● **PROBLEM TO SOLVE**:
Transcribe the lines below verbatim, skipping the images.

● **DATA EXCERPT**:
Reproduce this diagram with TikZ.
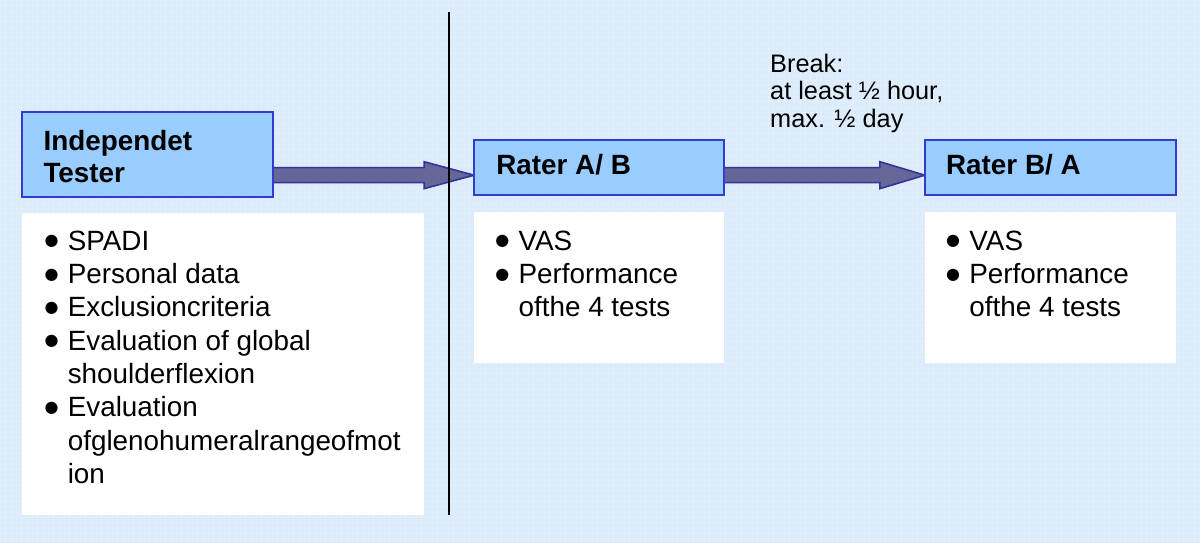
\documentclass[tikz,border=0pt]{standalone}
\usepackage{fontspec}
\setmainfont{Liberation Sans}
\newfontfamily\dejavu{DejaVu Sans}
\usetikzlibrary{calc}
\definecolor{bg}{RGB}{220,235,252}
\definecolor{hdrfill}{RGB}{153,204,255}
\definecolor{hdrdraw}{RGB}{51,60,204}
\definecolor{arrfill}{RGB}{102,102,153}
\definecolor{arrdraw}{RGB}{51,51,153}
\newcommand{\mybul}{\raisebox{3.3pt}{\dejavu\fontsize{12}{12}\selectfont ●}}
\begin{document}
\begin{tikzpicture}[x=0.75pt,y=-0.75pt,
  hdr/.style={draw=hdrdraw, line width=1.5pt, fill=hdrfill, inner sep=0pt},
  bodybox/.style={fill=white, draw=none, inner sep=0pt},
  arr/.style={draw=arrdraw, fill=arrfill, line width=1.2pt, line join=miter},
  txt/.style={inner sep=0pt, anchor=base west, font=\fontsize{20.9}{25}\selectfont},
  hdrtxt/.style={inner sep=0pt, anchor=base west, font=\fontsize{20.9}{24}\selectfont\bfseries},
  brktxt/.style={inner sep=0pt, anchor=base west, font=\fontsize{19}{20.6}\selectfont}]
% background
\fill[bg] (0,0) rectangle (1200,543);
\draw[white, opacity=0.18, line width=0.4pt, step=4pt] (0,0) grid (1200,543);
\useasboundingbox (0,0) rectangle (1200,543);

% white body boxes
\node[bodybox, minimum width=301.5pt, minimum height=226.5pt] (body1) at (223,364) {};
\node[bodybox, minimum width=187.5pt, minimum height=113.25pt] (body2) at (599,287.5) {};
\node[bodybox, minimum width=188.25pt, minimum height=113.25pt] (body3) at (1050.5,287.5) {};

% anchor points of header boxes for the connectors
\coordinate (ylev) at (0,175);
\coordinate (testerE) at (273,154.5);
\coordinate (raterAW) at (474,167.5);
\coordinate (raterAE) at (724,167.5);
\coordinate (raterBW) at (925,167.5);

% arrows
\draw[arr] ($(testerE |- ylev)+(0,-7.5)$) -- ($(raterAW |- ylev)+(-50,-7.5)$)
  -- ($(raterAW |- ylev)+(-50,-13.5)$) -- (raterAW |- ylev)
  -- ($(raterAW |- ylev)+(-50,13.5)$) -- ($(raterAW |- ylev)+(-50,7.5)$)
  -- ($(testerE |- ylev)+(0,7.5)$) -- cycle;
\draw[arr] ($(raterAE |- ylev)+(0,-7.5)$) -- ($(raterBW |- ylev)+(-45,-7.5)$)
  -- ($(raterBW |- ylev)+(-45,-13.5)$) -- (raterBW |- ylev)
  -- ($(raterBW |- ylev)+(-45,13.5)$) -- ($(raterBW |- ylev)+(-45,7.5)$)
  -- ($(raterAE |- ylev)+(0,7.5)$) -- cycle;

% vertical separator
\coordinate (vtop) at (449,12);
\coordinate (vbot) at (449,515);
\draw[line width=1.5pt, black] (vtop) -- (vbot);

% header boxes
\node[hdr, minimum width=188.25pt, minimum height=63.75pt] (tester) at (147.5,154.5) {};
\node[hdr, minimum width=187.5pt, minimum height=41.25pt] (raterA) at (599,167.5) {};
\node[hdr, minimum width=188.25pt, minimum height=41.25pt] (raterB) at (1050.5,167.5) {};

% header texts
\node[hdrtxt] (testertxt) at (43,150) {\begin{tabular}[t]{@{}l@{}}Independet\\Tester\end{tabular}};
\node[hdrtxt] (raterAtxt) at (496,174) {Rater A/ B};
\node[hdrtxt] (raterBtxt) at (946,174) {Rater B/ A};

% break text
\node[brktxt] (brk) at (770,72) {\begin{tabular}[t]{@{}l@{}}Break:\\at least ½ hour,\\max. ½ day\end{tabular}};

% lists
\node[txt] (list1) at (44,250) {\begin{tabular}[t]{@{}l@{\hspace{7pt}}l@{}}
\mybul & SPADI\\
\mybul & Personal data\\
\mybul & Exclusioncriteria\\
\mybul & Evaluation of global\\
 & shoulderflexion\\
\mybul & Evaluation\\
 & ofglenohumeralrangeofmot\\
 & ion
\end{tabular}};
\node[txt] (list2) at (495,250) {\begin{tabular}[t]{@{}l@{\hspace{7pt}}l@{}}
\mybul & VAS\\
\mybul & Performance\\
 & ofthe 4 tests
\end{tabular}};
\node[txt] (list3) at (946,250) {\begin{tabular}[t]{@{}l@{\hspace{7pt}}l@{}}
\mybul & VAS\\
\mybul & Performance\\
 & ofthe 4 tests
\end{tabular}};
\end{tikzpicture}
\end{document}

● **ANSWER**:
Reproduce this diagram with TikZ.
\documentclass[tikz,border=0pt]{standalone}
\usepackage{fontspec}
\setmainfont{Liberation Sans}
\newfontfamily\dejavu{DejaVu Sans}
\usetikzlibrary{calc}
\definecolor{bg}{RGB}{220,235,252}
\definecolor{hdrfill}{RGB}{153,204,255}
\definecolor{hdrdraw}{RGB}{51,60,204}
\definecolor{arrfill}{RGB}{102,102,153}
\definecolor{arrdraw}{RGB}{51,51,153}
\newcommand{\mybul}{\raisebox{3.3pt}{\dejavu\fontsize{12}{12}\selectfont ●}}
\begin{document}
\begin{tikzpicture}[x=0.75pt,y=-0.75pt,
  hdr/.style={draw=hdrdraw, line width=1.5pt, fill=hdrfill, inner sep=0pt},
  bodybox/.style={fill=white, draw=none, inner sep=0pt},
  arr/.style={draw=arrdraw, fill=arrfill, line width=1.2pt, line join=miter},
  txt/.style={inner sep=0pt, anchor=base west, font=\fontsize{20.9}{25}\selectfont},
  hdrtxt/.style={inner sep=0pt, anchor=base west, font=\fontsize{20.9}{24}\selectfont\bfseries},
  brktxt/.style={inner sep=0pt, anchor=base west, font=\fontsize{19}{20.6}\selectfont}]
% background
\fill[bg] (0,0) rectangle (1200,543);
\draw[white, opacity=0.18, line width=0.4pt, step=4pt] (0,0) grid (1200,543);
\useasboundingbox (0,0) rectangle (1200,543);

% white body boxes
\node[bodybox, minimum width=301.5pt, minimum height=226.5pt] (body1) at (223,364) {};
\node[bodybox, minimum width=187.5pt, minimum height=113.25pt] (body2) at (599,287.5) {};
\node[bodybox, minimum width=188.25pt, minimum height=113.25pt] (body3) at (1050.5,287.5) {};

% anchor points of header boxes for the connectors
\coordinate (ylev) at (0,175);
\coordinate (testerE) at (273,154.5);
\coordinate (raterAW) at (474,167.5);
\coordinate (raterAE) at (724,167.5);
\coordinate (raterBW) at (925,167.5);

% arrows
\draw[arr] ($(testerE |- ylev)+(0,-7.5)$) -- ($(raterAW |- ylev)+(-50,-7.5)$)
  -- ($(raterAW |- ylev)+(-50,-13.5)$) -- (raterAW |- ylev)
  -- ($(raterAW |- ylev)+(-50,13.5)$) -- ($(raterAW |- ylev)+(-50,7.5)$)
  -- ($(testerE |- ylev)+(0,7.5)$) -- cycle;
\draw[arr] ($(raterAE |- ylev)+(0,-7.5)$) -- ($(raterBW |- ylev)+(-45,-7.5)$)
  -- ($(raterBW |- ylev)+(-45,-13.5)$) -- (raterBW |- ylev)
  -- ($(raterBW |- ylev)+(-45,13.5)$) -- ($(raterBW |- ylev)+(-45,7.5)$)
  -- ($(raterAE |- ylev)+(0,7.5)$) -- cycle;

% vertical separator
\coordinate (vtop) at (449,12);
\coordinate (vbot) at (449,515);
\draw[line width=1.5pt, black] (vtop) -- (vbot);

% header boxes
\node[hdr, minimum width=188.25pt, minimum height=63.75pt] (tester) at (147.5,154.5) {};
\node[hdr, minimum width=187.5pt, minimum height=41.25pt] (raterA) at (599,167.5) {};
\node[hdr, minimum width=188.25pt, minimum height=41.25pt] (raterB) at (1050.5,167.5) {};

% header texts
\node[hdrtxt] (testertxt) at (43,150) {\begin{tabular}[t]{@{}l@{}}Independet\\Tester\end{tabular}};
\node[hdrtxt] (raterAtxt) at (496,174) {Rater A/ B};
\node[hdrtxt] (raterBtxt) at (946,174) {Rater B/ A};

% break text
\node[brktxt] (brk) at (770,72) {\begin{tabular}[t]{@{}l@{}}Break:\\at least ½ hour,\\max. ½ day\end{tabular}};

% lists
\node[txt] (list1) at (44,250) {\begin{tabular}[t]{@{}l@{\hspace{7pt}}l@{}}
\mybul & SPADI\\
\mybul & Personal data\\
\mybul & Exclusioncriteria\\
\mybul & Evaluation of global\\
 & shoulderflexion\\
\mybul & Evaluation\\
 & ofglenohumeralrangeofmot\\
 & ion
\end{tabular}};
\node[txt] (list2) at (495,250) {\begin{tabular}[t]{@{}l@{\hspace{7pt}}l@{}}
\mybul & VAS\\
\mybul & Performance\\
 & ofthe 4 tests
\end{tabular}};
\node[txt] (list3) at (946,250) {\begin{tabular}[t]{@{}l@{\hspace{7pt}}l@{}}
\mybul & VAS\\
\mybul & Performance\\
 & ofthe 4 tests
\end{tabular}};
\end{tikzpicture}
\end{document}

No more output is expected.